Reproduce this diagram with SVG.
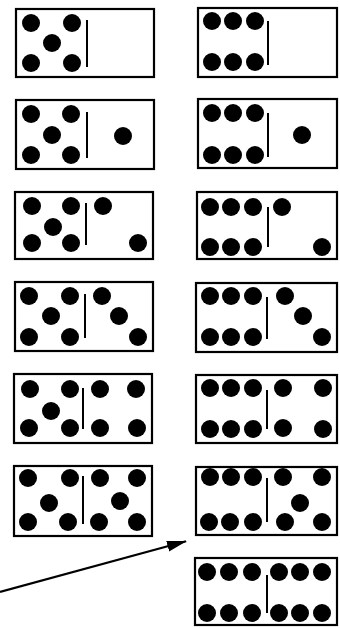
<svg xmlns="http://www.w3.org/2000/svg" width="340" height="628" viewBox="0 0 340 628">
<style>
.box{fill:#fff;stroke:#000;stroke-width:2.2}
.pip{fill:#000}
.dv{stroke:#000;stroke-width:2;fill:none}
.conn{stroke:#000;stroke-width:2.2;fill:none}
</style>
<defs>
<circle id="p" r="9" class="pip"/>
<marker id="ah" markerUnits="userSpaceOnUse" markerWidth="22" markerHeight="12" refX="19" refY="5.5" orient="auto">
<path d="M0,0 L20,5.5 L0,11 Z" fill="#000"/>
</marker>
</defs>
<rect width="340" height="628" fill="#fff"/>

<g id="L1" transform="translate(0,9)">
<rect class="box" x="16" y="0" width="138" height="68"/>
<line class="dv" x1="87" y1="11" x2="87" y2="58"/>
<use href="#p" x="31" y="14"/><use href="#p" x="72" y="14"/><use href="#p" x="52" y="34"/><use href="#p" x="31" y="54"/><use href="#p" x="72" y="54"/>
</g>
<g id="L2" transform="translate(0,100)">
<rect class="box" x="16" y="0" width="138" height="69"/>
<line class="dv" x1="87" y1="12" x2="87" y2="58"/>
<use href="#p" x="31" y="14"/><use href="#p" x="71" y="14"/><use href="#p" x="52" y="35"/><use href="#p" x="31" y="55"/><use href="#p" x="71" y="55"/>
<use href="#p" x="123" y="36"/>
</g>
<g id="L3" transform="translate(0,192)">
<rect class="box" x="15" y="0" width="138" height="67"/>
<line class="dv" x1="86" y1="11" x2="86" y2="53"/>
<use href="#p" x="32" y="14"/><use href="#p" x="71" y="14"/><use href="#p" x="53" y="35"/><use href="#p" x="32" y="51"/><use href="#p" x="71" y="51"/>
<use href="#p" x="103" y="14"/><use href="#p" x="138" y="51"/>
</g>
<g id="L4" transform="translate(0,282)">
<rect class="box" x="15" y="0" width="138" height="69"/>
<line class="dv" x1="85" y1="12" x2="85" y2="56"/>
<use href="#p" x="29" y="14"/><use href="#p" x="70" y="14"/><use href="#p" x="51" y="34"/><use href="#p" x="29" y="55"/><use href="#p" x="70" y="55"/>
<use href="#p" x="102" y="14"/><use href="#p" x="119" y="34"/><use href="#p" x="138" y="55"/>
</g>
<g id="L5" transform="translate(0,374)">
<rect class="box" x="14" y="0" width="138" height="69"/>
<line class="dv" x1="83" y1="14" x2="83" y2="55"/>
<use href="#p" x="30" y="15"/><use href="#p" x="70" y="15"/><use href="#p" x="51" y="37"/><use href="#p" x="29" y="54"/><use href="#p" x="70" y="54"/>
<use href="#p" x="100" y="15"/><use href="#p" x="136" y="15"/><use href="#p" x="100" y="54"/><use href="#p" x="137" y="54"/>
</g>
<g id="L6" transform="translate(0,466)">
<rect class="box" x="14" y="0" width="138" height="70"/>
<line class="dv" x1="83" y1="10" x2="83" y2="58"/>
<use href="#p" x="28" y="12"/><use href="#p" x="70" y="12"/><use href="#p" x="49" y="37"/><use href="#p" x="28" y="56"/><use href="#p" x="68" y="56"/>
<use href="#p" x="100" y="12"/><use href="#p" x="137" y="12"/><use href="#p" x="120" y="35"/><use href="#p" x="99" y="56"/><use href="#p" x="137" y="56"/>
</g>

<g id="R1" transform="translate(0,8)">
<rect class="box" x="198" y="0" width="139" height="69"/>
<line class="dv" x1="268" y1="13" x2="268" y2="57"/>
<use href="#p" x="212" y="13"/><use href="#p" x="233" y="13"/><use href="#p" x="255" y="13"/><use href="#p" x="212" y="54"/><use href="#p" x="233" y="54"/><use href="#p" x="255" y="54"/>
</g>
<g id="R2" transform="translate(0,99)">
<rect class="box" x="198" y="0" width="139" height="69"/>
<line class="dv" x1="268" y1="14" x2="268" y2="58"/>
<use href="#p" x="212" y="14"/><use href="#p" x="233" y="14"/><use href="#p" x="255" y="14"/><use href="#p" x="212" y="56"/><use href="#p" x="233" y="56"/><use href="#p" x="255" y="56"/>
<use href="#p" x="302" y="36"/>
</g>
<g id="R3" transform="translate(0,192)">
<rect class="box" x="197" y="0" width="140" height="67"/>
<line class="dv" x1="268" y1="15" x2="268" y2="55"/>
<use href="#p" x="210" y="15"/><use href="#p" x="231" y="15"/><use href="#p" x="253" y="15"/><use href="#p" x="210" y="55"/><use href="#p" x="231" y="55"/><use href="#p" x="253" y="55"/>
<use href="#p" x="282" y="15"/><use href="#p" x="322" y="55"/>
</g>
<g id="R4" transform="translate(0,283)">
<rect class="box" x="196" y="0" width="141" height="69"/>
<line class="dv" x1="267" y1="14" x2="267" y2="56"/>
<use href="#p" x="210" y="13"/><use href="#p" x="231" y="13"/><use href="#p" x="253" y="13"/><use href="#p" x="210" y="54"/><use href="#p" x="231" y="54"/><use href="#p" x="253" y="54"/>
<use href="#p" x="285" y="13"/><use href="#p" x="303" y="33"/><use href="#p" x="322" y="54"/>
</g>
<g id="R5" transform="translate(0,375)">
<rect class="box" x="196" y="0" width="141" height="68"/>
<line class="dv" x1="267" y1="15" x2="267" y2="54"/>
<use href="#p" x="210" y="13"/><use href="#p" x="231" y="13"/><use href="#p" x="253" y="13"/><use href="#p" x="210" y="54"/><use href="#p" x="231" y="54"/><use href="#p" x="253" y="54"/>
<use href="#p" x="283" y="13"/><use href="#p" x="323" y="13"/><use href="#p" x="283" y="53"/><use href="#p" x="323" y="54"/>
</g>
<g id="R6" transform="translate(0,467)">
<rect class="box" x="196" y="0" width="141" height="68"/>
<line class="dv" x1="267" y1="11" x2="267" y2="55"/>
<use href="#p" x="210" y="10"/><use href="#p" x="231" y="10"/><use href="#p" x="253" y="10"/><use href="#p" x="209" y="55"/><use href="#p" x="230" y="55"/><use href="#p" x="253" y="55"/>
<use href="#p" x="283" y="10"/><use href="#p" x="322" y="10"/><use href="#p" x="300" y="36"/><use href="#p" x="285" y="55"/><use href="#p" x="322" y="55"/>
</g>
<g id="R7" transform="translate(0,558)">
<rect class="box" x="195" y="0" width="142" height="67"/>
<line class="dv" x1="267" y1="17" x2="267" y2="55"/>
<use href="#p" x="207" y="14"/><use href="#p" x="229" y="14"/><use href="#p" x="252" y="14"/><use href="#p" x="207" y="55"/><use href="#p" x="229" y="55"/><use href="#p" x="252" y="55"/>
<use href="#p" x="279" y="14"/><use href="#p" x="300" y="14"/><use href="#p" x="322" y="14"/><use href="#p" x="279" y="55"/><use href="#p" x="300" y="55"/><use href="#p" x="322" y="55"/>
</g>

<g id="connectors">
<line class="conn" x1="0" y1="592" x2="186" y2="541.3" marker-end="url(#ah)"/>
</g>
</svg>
********
Task brief
Leave the pictures out and copy the rest of the data exactly.

Response
Reproduce this diagram with SVG.
<svg xmlns="http://www.w3.org/2000/svg" width="340" height="628" viewBox="0 0 340 628">
<style>
.box{fill:#fff;stroke:#000;stroke-width:2.2}
.pip{fill:#000}
.dv{stroke:#000;stroke-width:2;fill:none}
.conn{stroke:#000;stroke-width:2.2;fill:none}
</style>
<defs>
<circle id="p" r="9" class="pip"/>
<marker id="ah" markerUnits="userSpaceOnUse" markerWidth="22" markerHeight="12" refX="19" refY="5.5" orient="auto">
<path d="M0,0 L20,5.5 L0,11 Z" fill="#000"/>
</marker>
</defs>
<rect width="340" height="628" fill="#fff"/>

<g id="L1" transform="translate(0,9)">
<rect class="box" x="16" y="0" width="138" height="68"/>
<line class="dv" x1="87" y1="11" x2="87" y2="58"/>
<use href="#p" x="31" y="14"/><use href="#p" x="72" y="14"/><use href="#p" x="52" y="34"/><use href="#p" x="31" y="54"/><use href="#p" x="72" y="54"/>
</g>
<g id="L2" transform="translate(0,100)">
<rect class="box" x="16" y="0" width="138" height="69"/>
<line class="dv" x1="87" y1="12" x2="87" y2="58"/>
<use href="#p" x="31" y="14"/><use href="#p" x="71" y="14"/><use href="#p" x="52" y="35"/><use href="#p" x="31" y="55"/><use href="#p" x="71" y="55"/>
<use href="#p" x="123" y="36"/>
</g>
<g id="L3" transform="translate(0,192)">
<rect class="box" x="15" y="0" width="138" height="67"/>
<line class="dv" x1="86" y1="11" x2="86" y2="53"/>
<use href="#p" x="32" y="14"/><use href="#p" x="71" y="14"/><use href="#p" x="53" y="35"/><use href="#p" x="32" y="51"/><use href="#p" x="71" y="51"/>
<use href="#p" x="103" y="14"/><use href="#p" x="138" y="51"/>
</g>
<g id="L4" transform="translate(0,282)">
<rect class="box" x="15" y="0" width="138" height="69"/>
<line class="dv" x1="85" y1="12" x2="85" y2="56"/>
<use href="#p" x="29" y="14"/><use href="#p" x="70" y="14"/><use href="#p" x="51" y="34"/><use href="#p" x="29" y="55"/><use href="#p" x="70" y="55"/>
<use href="#p" x="102" y="14"/><use href="#p" x="119" y="34"/><use href="#p" x="138" y="55"/>
</g>
<g id="L5" transform="translate(0,374)">
<rect class="box" x="14" y="0" width="138" height="69"/>
<line class="dv" x1="83" y1="14" x2="83" y2="55"/>
<use href="#p" x="30" y="15"/><use href="#p" x="70" y="15"/><use href="#p" x="51" y="37"/><use href="#p" x="29" y="54"/><use href="#p" x="70" y="54"/>
<use href="#p" x="100" y="15"/><use href="#p" x="136" y="15"/><use href="#p" x="100" y="54"/><use href="#p" x="137" y="54"/>
</g>
<g id="L6" transform="translate(0,466)">
<rect class="box" x="14" y="0" width="138" height="70"/>
<line class="dv" x1="83" y1="10" x2="83" y2="58"/>
<use href="#p" x="28" y="12"/><use href="#p" x="70" y="12"/><use href="#p" x="49" y="37"/><use href="#p" x="28" y="56"/><use href="#p" x="68" y="56"/>
<use href="#p" x="100" y="12"/><use href="#p" x="137" y="12"/><use href="#p" x="120" y="35"/><use href="#p" x="99" y="56"/><use href="#p" x="137" y="56"/>
</g>

<g id="R1" transform="translate(0,8)">
<rect class="box" x="198" y="0" width="139" height="69"/>
<line class="dv" x1="268" y1="13" x2="268" y2="57"/>
<use href="#p" x="212" y="13"/><use href="#p" x="233" y="13"/><use href="#p" x="255" y="13"/><use href="#p" x="212" y="54"/><use href="#p" x="233" y="54"/><use href="#p" x="255" y="54"/>
</g>
<g id="R2" transform="translate(0,99)">
<rect class="box" x="198" y="0" width="139" height="69"/>
<line class="dv" x1="268" y1="14" x2="268" y2="58"/>
<use href="#p" x="212" y="14"/><use href="#p" x="233" y="14"/><use href="#p" x="255" y="14"/><use href="#p" x="212" y="56"/><use href="#p" x="233" y="56"/><use href="#p" x="255" y="56"/>
<use href="#p" x="302" y="36"/>
</g>
<g id="R3" transform="translate(0,192)">
<rect class="box" x="197" y="0" width="140" height="67"/>
<line class="dv" x1="268" y1="15" x2="268" y2="55"/>
<use href="#p" x="210" y="15"/><use href="#p" x="231" y="15"/><use href="#p" x="253" y="15"/><use href="#p" x="210" y="55"/><use href="#p" x="231" y="55"/><use href="#p" x="253" y="55"/>
<use href="#p" x="282" y="15"/><use href="#p" x="322" y="55"/>
</g>
<g id="R4" transform="translate(0,283)">
<rect class="box" x="196" y="0" width="141" height="69"/>
<line class="dv" x1="267" y1="14" x2="267" y2="56"/>
<use href="#p" x="210" y="13"/><use href="#p" x="231" y="13"/><use href="#p" x="253" y="13"/><use href="#p" x="210" y="54"/><use href="#p" x="231" y="54"/><use href="#p" x="253" y="54"/>
<use href="#p" x="285" y="13"/><use href="#p" x="303" y="33"/><use href="#p" x="322" y="54"/>
</g>
<g id="R5" transform="translate(0,375)">
<rect class="box" x="196" y="0" width="141" height="68"/>
<line class="dv" x1="267" y1="15" x2="267" y2="54"/>
<use href="#p" x="210" y="13"/><use href="#p" x="231" y="13"/><use href="#p" x="253" y="13"/><use href="#p" x="210" y="54"/><use href="#p" x="231" y="54"/><use href="#p" x="253" y="54"/>
<use href="#p" x="283" y="13"/><use href="#p" x="323" y="13"/><use href="#p" x="283" y="53"/><use href="#p" x="323" y="54"/>
</g>
<g id="R6" transform="translate(0,467)">
<rect class="box" x="196" y="0" width="141" height="68"/>
<line class="dv" x1="267" y1="11" x2="267" y2="55"/>
<use href="#p" x="210" y="10"/><use href="#p" x="231" y="10"/><use href="#p" x="253" y="10"/><use href="#p" x="209" y="55"/><use href="#p" x="230" y="55"/><use href="#p" x="253" y="55"/>
<use href="#p" x="283" y="10"/><use href="#p" x="322" y="10"/><use href="#p" x="300" y="36"/><use href="#p" x="285" y="55"/><use href="#p" x="322" y="55"/>
</g>
<g id="R7" transform="translate(0,558)">
<rect class="box" x="195" y="0" width="142" height="67"/>
<line class="dv" x1="267" y1="17" x2="267" y2="55"/>
<use href="#p" x="207" y="14"/><use href="#p" x="229" y="14"/><use href="#p" x="252" y="14"/><use href="#p" x="207" y="55"/><use href="#p" x="229" y="55"/><use href="#p" x="252" y="55"/>
<use href="#p" x="279" y="14"/><use href="#p" x="300" y="14"/><use href="#p" x="322" y="14"/><use href="#p" x="279" y="55"/><use href="#p" x="300" y="55"/><use href="#p" x="322" y="55"/>
</g>

<g id="connectors">
<line class="conn" x1="0" y1="592" x2="186" y2="541.3" marker-end="url(#ah)"/>
</g>
</svg>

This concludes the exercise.